Two former Duke graduate students are the recipients of the 2020 Harold M. Weintraub Graduate Student Award, which recognizes outstanding achievement during graduate studies in the biological sciences. Victoria Deneke and Nandan Gokhale, both whom graduated from Duke in 2019, were announced by the Fred Hutchinson Cancer Research Center today as recipients of the annual international award.
Victoria Deneke completed her PhD in Cell Biology in 2019 and is now a postdoctoral scholar at the Institute for Molecular Pathology (IMP) in Europe. While at Duke, she worked in the laboratory of Stefano Di Talia, PhD, an assistant professor in the Department of Cell Biology, studying the organization principles of the embryonic cell cycle in Drosophila melanogaster. Deneke was the first author of two research publications and two reviews articles in the journals Seminars in Cell and Development Biology, Development Cell, Journal of Cell Biology, and Cell. She was the recipient of several academic fellowships and honors, including: HHMI International Student Research Fellowship (2016), Schlumberger Faculty for the Future Fellowship (2015), Duke BioCoRE Scholar (2013), Boehringer Ingelheim Fonds Travel Grant (2018), JCB Norton B. Gilula Travel Award (2018), Journal of Developmental Biology Travel Award (2018), ASCB Travel Award (2017), and Duke Regeneration Next Travel Award (2017). Deneke was one of the co-founders of Duke INSPIRE.
"I am very happy that Victoria was selected for this award,” said Di Talia. “In her PhD thesis work, Victoria embraced the interdisciplinary and collaborative approach that was needed to make progress on the important question of control of the cell cycle and nuclear positioning in early embryogenesis. Through her work, we have gained novel insight on how self-organized biochemical and mechanical signals can ensure precision of developmental processes."
Nandan Gokhale completed his PhD in Molecular Genetics and Microbiology in September 2019. He is now a postdoctoral scholar at the University of Washington. For his graduate work, which was funded by an American Heart Association Pre-doctoral Fellowship, Nandan worked in the laboratory of Stacy Horner, PhD, assistant professor in the Department of Molecular Genetics and Microbiology, studying how the RNA modification N6-methyladenosine (m6A) regulates infection by viruses like hepatitis C virus, dengue virus, and Zika virus. Gokhale’s work revealed that m6A acts directly on viral RNAs to regulate specific stages of infection. He has also identified infection-induced changes in m6A modification of cellular mRNAs which can modulate the function of these RNAs and ultimately impact the outcome of infection. Together, these findings illuminate how m6A dynamically regulates the host response to RNA virus infection and why it matters.

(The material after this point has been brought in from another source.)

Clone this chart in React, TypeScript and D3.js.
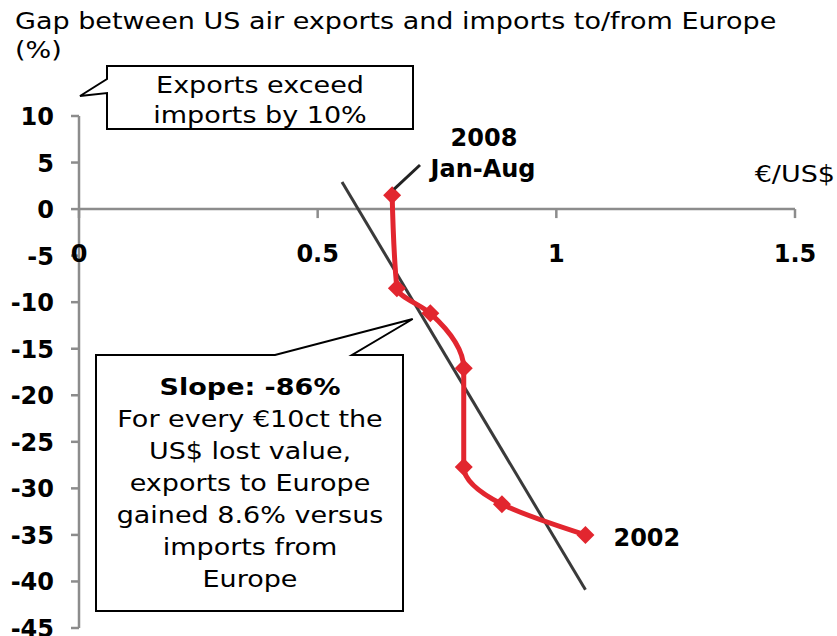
import React from "react";
import * as d3 from "d3";

const years = ["2002", "2003", "2004", "2005", "2006", "2007", "2008 Jan-Aug"];
const eurPerUsd = [1.061, 0.886, 0.806, 0.806, 0.736, 0.666, 0.656];
const gapPct = [-35.0, -31.7, -27.7, -17.1, -11.2, -8.5, 1.5];
const trendX = [0.551, 1.061];
const trendY = [2.9, -40.9];
const xTicks = [0, 0.5, 1, 1.5];
const yTicks = [10, 5, 0, -5, -10, -15, -20, -25, -30, -35, -40, -45];
const slopeLines = [
  "For every €10ct the",
  "US$ lost value,",
  "exports to Europe",
  "gained 8.6% versus",
  "imports from",
  "Europe",
];

const W = 837;
const H = 636;
const FONT = "DejaVu Sans, Verdana, sans-serif";
const NSX = 1.2; // horizontal stretch of regular text
const NSIZE = 22.5;
const BSX = 0.96; // horizontal scale of bold axis labels
const BSIZE = 25;

type TP = {
  x: number;
  y: number;
  sx: number;
  size: number;
  bold?: boolean;
  anchor?: "start" | "middle" | "end";
  children: React.ReactNode;
};
function T({ x, y, sx, size, bold, anchor = "start", children }: TP) {
  return (
    <text
      transform={`translate(${x},${y}) scale(${sx},1)`}
      fontSize={size}
      fontWeight={bold ? "bold" : "normal"}
      textAnchor={anchor}
      fill="#000"
    >
      {children}
    </text>
  );
}

export default function App() {
  const x = d3.scaleLinear().domain([0, 1.5]).range([79, 795]);
  const y = d3.scaleLinear().domain([10, -45]).range([116, 628]);
  const pts = eurPerUsd.map((v, i) => [x(v), y(gapPct[i])] as [number, number]);
  const line = d3.line().curve(d3.curveMonotoneY)(pts) || "";
  const trend = d3.line()(trendX.map((v, i) => [x(v), y(trendY[i])] as [number, number])) || "";
  const axisColor = "#8c8c8c";
  const red = "#e2262f";
  const ds = 9;
  const p2008 = pts[pts.length - 1];
  const p2002 = pts[0];

  return (
    <svg width={W} height={H} style={{ position: "absolute", left: 0, top: 0 }} fontFamily={FONT}>
      <rect width={W} height={H} fill="#fff" />
      <T x={15} y={29} sx={NSX} size={NSIZE}>
        Gap between US air exports and imports to/from Europe
      </T>
      <T x={15} y={58} sx={NSX} size={NSIZE}>(%)</T>

      {/* axes */}
      <line x1={x(0)} x2={x(0)} y1={y(10)} y2={y(-45)} stroke={axisColor} strokeWidth={2.5} />
      <line x1={x(0)} x2={x(1.5)} y1={y(0)} y2={y(0)} stroke={axisColor} strokeWidth={2.5} />
      {yTicks.map((t) => (
        <g key={"y" + t}>
          <line x1={x(0) - 8} x2={x(0)} y1={y(t)} y2={y(t)} stroke={axisColor} strokeWidth={2.5} />
          <T x={54} y={y(t) + 9} sx={BSX} size={BSIZE} bold anchor="end">
            {t}
          </T>
        </g>
      ))}
      {xTicks.map((t) => (
        <g key={"x" + t}>
          <line x1={x(t)} x2={x(t)} y1={y(0)} y2={y(0) + 9} stroke={axisColor} strokeWidth={2.5} />
          <T x={x(t)} y={262} sx={BSX} size={BSIZE} bold anchor="middle">
            {t}
          </T>
        </g>
      ))}
      <T x={835} y={182} sx={NSX} size={NSIZE} anchor="end">€/US$</T>

      {/* trend line */}
      <path d={trend} stroke="#3a3a3a" strokeWidth={3} fill="none" />

      {/* data line */}
      <path d={line} stroke={red} strokeWidth={5} fill="none" strokeLinejoin="round" />
      {pts.map((p, i) => (
        <path
          key={years[i]}
          d={`M${p[0]},${p[1] - ds}L${p[0] + ds},${p[1]}L${p[0]},${p[1] + ds}L${p[0] - ds},${p[1]}Z`}
          fill={red}
        />
      ))}

      {/* labels */}
      <line x1={p2008[0] + 2} y1={p2008[1] - 6} x2={420} y2={165} stroke="#222" strokeWidth={3} />
      <T x={484} y={146} sx={BSX} size={BSIZE} bold anchor="middle">2008</T>
      <T x={483} y={177} sx={BSX} size={BSIZE} bold anchor="middle">Jan-Aug</T>
      <T x={p2002[0] + 28} y={546} sx={BSX} size={BSIZE} bold>2002</T>

      {/* callout 1 */}
      <path
        d="M107,66 L413,66 L413,129 L107,129 L107,93 L80,96 L107,79 Z"
        fill="#fff"
        stroke="#000"
        strokeWidth={2}
      />
      <T x={260} y={93} sx={NSX} size={NSIZE} anchor="middle">Exports exceed</T>
      <T x={260} y={123} sx={NSX} size={NSIZE} anchor="middle">imports by 10%</T>

      {/* callout 2 */}
      <path
        d="M96,355 L275,355 L412.7,319 L352,355 L403,355 L403,611 L96,611 Z"
        fill="#fff"
        stroke="#000"
        strokeWidth={2}
      />
      <T x={250} y={395} sx={NSX} size={NSIZE} bold anchor="middle">Slope: -86%</T>
      {slopeLines.map((s, i) => (
        <T key={s} x={250} y={427 + i * 32} sx={NSX} size={NSIZE} anchor="middle">
          {s}
        </T>
      ))}
    </svg>
  );
}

“Nandan is one of those rare individuals that as a graduate student demonstrated truly exceptional creativity and achievement in research,” said Horner “He has an insatiable appetite for scientific learning and engagement, as well as an innate enthusiasm for science, that made mentoring him an absolute delight. As a graduate student in my lab, he performed ground-breaking research that has defined how the post-transcriptional RNA modification m6A regulates infection by RNA viruses in the Flaviviridae family.”
The Weintraub Award is named for Dr. Harold “Hal” Weintraub, who helped found the Basic Sciences Division at the Fred Hutchinson Cancer Research Center and died of brain cancer in 1995 at age 49. The award honors Weintraub’s scientific leadership in the field of molecular biology and his legacy as an extraordinary mentor, colleague, collaborator and friend.